[navwar Zamè vy pété le lu syr la pjèr de bwa] (loc. naïv. CANIS.)
Craint qu’il est – puisque supposément dévoreur d’enfants, de princesses et de toute chair fraîche portant jupons – le loup tient une place particulière dans le langage des années de son règne. Quand son nom fait irruption dans une expression on est dans le sérieux voire le pesant.
Sauvage et mystérieux, son évocation teinte le propos de gravité même quand il s’agit d’évoquer ses flatulences comme dans n’avoir jamais vu péter le loup sur la pierre de bois.
Car l’animal, tout redoutable qu’il soit, pète.

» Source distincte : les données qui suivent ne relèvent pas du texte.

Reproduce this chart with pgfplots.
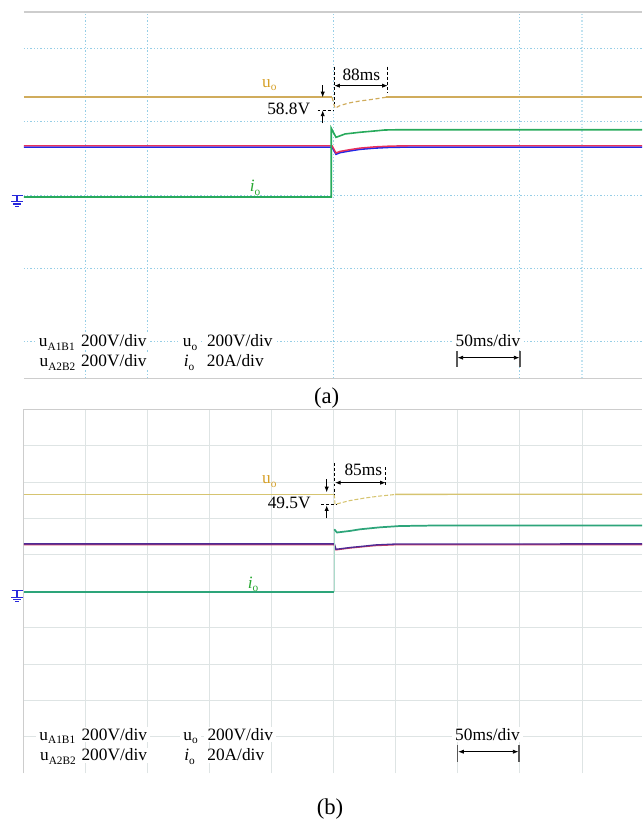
\documentclass[border=0pt]{standalone}
\usepackage{pgfplots}
\pgfplotsset{compat=1.18}
\usepackage{fontspec}
\setmainfont{Liberation Serif}
\usetikzlibrary{arrows.meta}

% trace and grid colours
\definecolor{uoA}{RGB}{208,172,92}
\definecolor{uoB}{RGB}{214,196,112}
\definecolor{uolab}{RGB}{214,160,40}
\definecolor{ioA}{RGB}{40,170,92}
\definecolor{ioB}{RGB}{45,165,122}
\definecolor{iolab}{RGB}{40,168,50}
\definecolor{redA}{RGB}{232,48,92}
\definecolor{blueA}{RGB}{32,40,232}
\definecolor{redB}{RGB}{200,60,96}
\definecolor{purB}{RGB}{78,42,150}
\definecolor{gridA}{RGB}{150,206,230}
\definecolor{gridB}{RGB}{222,228,228}
\definecolor{frame}{RGB}{205,205,205}
\definecolor{gnd}{RGB}{40,40,220}

\newcommand\sub[1]{\raisebox{-0.45ex}{\fontsize{8.5}{9}\selectfont #1}}

% one oscilloscope screen: time in ms (50 ms/div), amplitude in divisions
\pgfplotsset{osc/.style={anchor=south west, scale only axis, width=463.65pt,
  xmin=0, xmax=498.4, ymin=0, ymax=5, hide axis, clip=false}}

\begin{document}
\begin{tikzpicture}[font=\fontsize{13}{15}\selectfont]

% ---------------- (a) ----------------
\begin{axis}[osc, at={(17.85pt,331.3pt)}, height=274.7pt]
  \pgfplotsinvokeforeach{0.5,1.5,2.5,3.5,4.5}{
    \draw[gridA, line width=0.75pt, dash pattern=on 1pt off 1.5pt]
      (axis cs:0,#1) -- (axis cs:498.4,#1);}
  \pgfplotsinvokeforeach{50,100,250,400}{
    \draw[gridA, line width=0.75pt, dash pattern=on 1pt off 1.5pt]
      (axis cs:#1,0) -- (axis cs:#1,5);}
  \draw[gridA!60, line width=1.5pt, dash pattern=on 1pt off 1.5pt]
      (axis cs:450,0) -- (axis cs:450,5);
  \draw[frame, line width=0.8pt] (axis cs:0,5) -- (axis cs:498.4,5);
  \draw[frame, line width=0.8pt] (axis cs:0,0) -- (axis cs:498.4,0);

  % u_A1B1 and u_A2B2
  \addplot[blueA, line width=1.2pt] coordinates {
    (0,3.156) (248.5,3.156) (251.7,3.058) (255,3.080) (263,3.104) (271,3.125)
    (283,3.142) (295,3.152) (310,3.156) (498.4,3.156)};
  \addplot[redA, line width=1.1pt] coordinates {
    (0,3.174) (248.5,3.174) (251.7,3.075) (255,3.097) (263,3.121) (271,3.142)
    (283,3.159) (295,3.169) (310,3.174) (498.4,3.174)};
  % i_o
  \addplot[ioA, line width=1.2pt] coordinates {
    (0,2.475) (247.9,2.475) (247.9,3.413) (249.5,3.36) (251.7,3.289) (259,3.335)
    (271,3.358) (283,3.376) (291,3.389) (303,3.393) (498.4,3.393)};
  % u_o
  \addplot[uoA, line width=1.4pt] coordinates {(0,3.836) (248.5,3.836)};
  \addplot[uoA, line width=0.9pt, dash pattern=on 3pt off 2pt] coordinates {
    (248.5,3.836) (250.9,3.685) (255,3.724) (263,3.761) (271,3.785)
    (283,3.812) (289.6,3.830) (292,3.836)};
  \addplot[uoA, line width=1.4pt] coordinates {(292,3.836) (498.4,3.836)};
\end{axis}

% ---------------- (b) ----------------
\begin{axis}[osc, at={(17.85pt,35pt)}, height=273pt]
  \pgfplotsinvokeforeach{0.5,1,1.5,2,2.5,3,3.5,4,4.5}{
    \draw[gridB, line width=0.8pt] (axis cs:0,#1) -- (axis cs:498.4,#1);}
  \pgfplotsinvokeforeach{50,100,150,200,250,300,350,400,450}{
    \draw[gridB, line width=0.7pt] (axis cs:#1,0) -- (axis cs:#1,5);}
  \draw[frame, line width=0.8pt] (axis cs:0,0) -- (axis cs:0,5) -- (axis cs:498.4,5);

  % u_A1B1 and u_A2B2
  \addplot[redB, line width=1pt] coordinates {
    (0,3.142) (250.3,3.142) (251.7,3.070) (263,3.095) (275,3.115) (283,3.128)
    (300,3.140) (498.4,3.142)};
  \addplot[purB, line width=1pt] coordinates {
    (0,3.152) (250.3,3.152) (251.7,3.077) (263,3.102) (275,3.122) (283,3.137)
    (300,3.150) (498.4,3.152)};
  % i_o
  \addplot[ioB, line width=1.3pt] coordinates {(0,2.486) (250.3,2.486)};
  \addplot[ioB!40, line width=0.4pt] coordinates {(250.3,2.486) (250.3,3.352)};
  \addplot[ioB, line width=1.3pt] coordinates {
    (250.3,3.352) (252.5,3.308) (263,3.330) (271,3.352) (287,3.379) (303,3.397)
    (335,3.405) (498.4,3.405)};
  % u_o
  \addplot[uoB, line width=1pt] coordinates {(0,3.832) (250.3,3.832)};
  \addplot[uoB, line width=0.8pt, dash pattern=on 3pt off 1.5pt] coordinates {
    (250.3,3.832) (250.9,3.695) (263,3.747) (275,3.782) (287,3.809) (299.3,3.830)};
  \addplot[uoB, line width=1pt] coordinates {(299.3,3.832) (498.4,3.834)};
\end{axis}

% ---------------- annotations (pixel grid, origin top left) ----------------
\begin{scope}[x=0.75pt, y=-0.75pt, yshift=615pt]
  \tikzset{lab/.style={inner sep=0pt, anchor=base},
           box/.style={fill=white, inner xsep=2.5pt, inner ysep=1pt, anchor=base},
           tip/.style={-{Latex[length=4.2pt,width=3.2pt]}, line width=0.6pt},
           dtip/.style={{Latex[length=4.2pt,width=3.2pt]}-{Latex[length=4.2pt,width=3.2pt]}, line width=0.6pt},
           dsh/.style={line width=0.6pt, dash pattern=on 2.2pt off 1.6pt}}

  % ground markers
  \foreach \dy in {0,395.4}{
    \begin{scope}[shift={(0,\dy)}]
      \draw[gnd, line width=0.8pt] (11.7,195.3) -- (22.7,195.3);
      \draw[gnd, line width=0.8pt] (17,195.3) -- (17,201.7);
      \draw[gnd, line width=0.8pt] (11,201.7) -- (23.3,201.7);
      \draw[gnd, line width=0.8pt] (13.3,204) -- (20.7,204);
      \draw[gnd, line width=0.8pt] (15,206.5) -- (19,206.5);
    \end{scope}}

  % (a) channel labels and dip / settling-time marks
  \node[lab, text=uolab] at (269.3,87.3) {u\sub{o}};
  \node[lab, text=iolab] at (255,191.5) {\textit{i}\sub{o}};
  \draw[tip] (322.7,85.5) -- (322.7,97.3);
  \draw[tip] (322.7,123.5) -- (322.7,110.5);
  \draw[dsh] (317.5,110) -- (334.3,110);
  \node[lab] at (288.7,115) {58.8V};
  \draw[dsh] (334.3,66.7) -- (334.3,104);
  \draw[dsh] (387.7,66.7) -- (387.7,93.3);
  \draw[dtip] (334.3,85.7) -- (387.7,85.7);
  \node[lab] at (361.3,80.7) {88ms};

  % (a) scale legend
  \node[box] at (56.8,346.7) {u\sub{A1B1}};
  \node[box] at (113.8,346.7) {200V/div};
  \node[box] at (57.5,367) {u\sub{A2B2}};
  \node[box] at (113.8,367) {200V/div};
  \node[box] at (190,346.7) {u\sub{o}};
  \node[box] at (239.8,346.7) {200V/div};
  \node[box] at (189,367) {\textit{i}\sub{o}};
  \node[box] at (235.3,367) {20A/div};
  \node[box] at (488,346.7) {50ms/div};
  \draw[dtip] (457.5,357.7) -- (519.5,357.7);
  \draw[black!65, line width=0.9pt] (457,351) -- (457,366.7);
  \draw[black!65, line width=0.9pt] (520,351) -- (520,366.7);
  \node[lab, font=\fontsize{17}{19}\selectfont] at (326.7,403.3) {(a)};

  % (b) channel labels and dip / settling-time marks
  \node[lab, text=uolab] at (269.3,484) {u\sub{o}};
  \node[lab, text=iolab] at (253,588.3) {\textit{i}\sub{o}};
  \draw[tip] (326.7,479.5) -- (326.7,492.3);
  \draw[tip] (326.7,518.5) -- (326.7,505.3);
  \draw[dsh] (321,504) -- (336.7,504);
  \node[lab] at (289.2,508.7) {49.5V};
  \draw[dsh] (334.8,463.3) -- (334.8,495);
  \draw[dsh] (385.7,467.3) -- (385.7,485);
  \draw[dtip] (335,482.7) -- (385.7,482.7);
  \node[lab] at (363.3,476) {85ms};

  % (b) scale legend
  \node[box] at (57.3,740.3) {u\sub{A1B1}};
  \node[box] at (114.3,740.3) {200V/div};
  \node[box] at (58,761) {u\sub{A2B2}};
  \node[box] at (114.3,761) {200V/div};
  \node[box] at (190.5,740.3) {u\sub{o}};
  \node[box] at (240.3,740.3) {200V/div};
  \node[box] at (189.5,761) {\textit{i}\sub{o}};
  \node[box] at (235.8,761) {20A/div};
  \node[box] at (487.5,740.3) {50ms/div};
  \draw[dtip] (458.2,751.7) -- (518.5,751.7);
  \draw[black!65, line width=0.9pt] (457.7,745) -- (457.7,762.3);
  \draw[black!65, line width=0.9pt] (519,745) -- (519,762.3);
  \node[lab, font=\fontsize{17}{19}\selectfont] at (330,815) {(b)};
\end{scope}

\pgfresetboundingbox
\path[use as bounding box] (0,0) rectangle (481.5pt,615pt);
\end{tikzpicture}
\end{document}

Tel le plus vil sconse de la forêt, le loup se laisse parfois aller au soulagement coupable d’un vent bien balancé; et l’on dira de qui l’a vu agir ainsi qu’il en connait un rayon sur la vie tant l’observation du loup ballonné est ardue.
N’avoir jamais vu péter le loup sur la pierre de bois est en effet la marque de l’ignorant des choses de l’existence, du naïf, du candide.
On notera la nécessité d’un bois pétrifié pour que le canidé puisse se laisser aller et transmettre ainsi à qui assistera à son concert de gaz intestinaux les secrets métaphysiques les mieux gardés. Autant dire qu‘avoir vu péter le loup sur la pierre de bois est un événement exceptionnel et que les privilégiés dans la confidence sont peu nombreux.
Celui qui a vu péter le loup sur la pierre de bois ne s’en vante guère, conscient qu’il est de détenir des réponses que le commun des mortels ne peut entendre. C’est pour cela que l’expression n’existe que par la négative et que l’on se contentera de décrire l’ingénu grâce à elle.
Le loup disparaissant petit à petit des faubourgs et des forêts suite à de menus différends avec des blancs-becs prétendant tout savoir, n’avoir jamais vu péter le loup sur la pierre de bois déclinera elle aussi jusqu’à devenir totalement surannée.
Cette double extinction ouvrira une voie royale à l’homme qui a vu l’homme qui a vu l’ours, sorte de sachant moderne qui n’a pas besoin de regarder les loups se soulager pour tout savoir, lui. Mais ceci faisant appel à un autre animal, c’est évidemment une autre histoire.